O mercado de distribuição é dominado pela BR, Shell (Raízen) e Ipiranga (Ultrapar), que somam, juntas, 62,1% das vendas de gasolina e 69,8% das de diesel. O restante é das empresas de bandeira branca.
Ouvido pela reportagem de IstoÉ, o advogado Ricardo Magro, que advoga para uma das empresas que estão sob a mira do Instituto Combustível Legal, afirma desconhecer diretamente o fato, mas considera plausível que a perseguição aconteça.
“No início da década passada, o Sindicom contratou a empresa Kroll para investigar seus concorrentes”, lembra.
“O relatório final foi encontrado em uma busca e apreensão realizada em um dos alvos da Kroll e, diante disso, o presidente do Sindicom, na época dos fatos, reconheceu que havia contratado a empresa.”

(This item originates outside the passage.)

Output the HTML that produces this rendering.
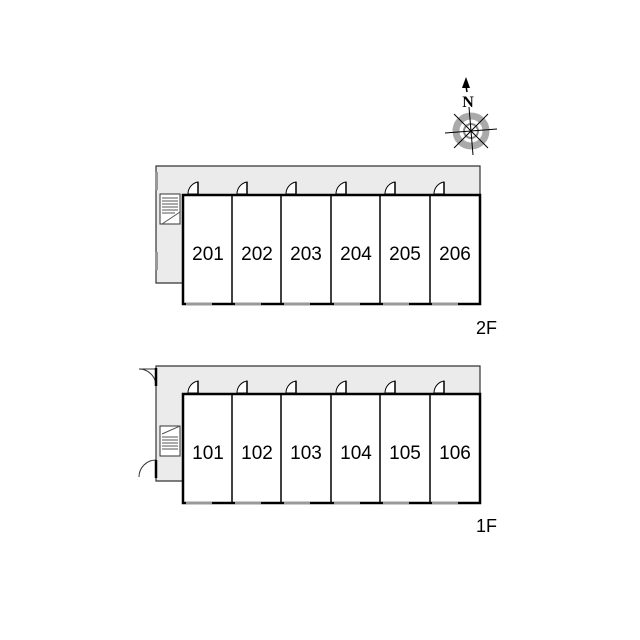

Dessa forma, segundo Magro, independentemente do aspecto pouco moral deste tipo de contratação, o mais importante é entender se houve e se está havendo utilização do dinheiro público por meio da BR Distribuidora.
Para o advogado, caso exista dinheiro público envolvido, os contratados deveriam ter participado de licitações e os executivos que fizeram a contratação deveriam responder como verdadeiros agentes públicos, ou seja, podendo ser atingidos pelo mesmo tipo de sanção que um funcionário do Estado sofreria na utilização irregular e sem transparência desses recursos.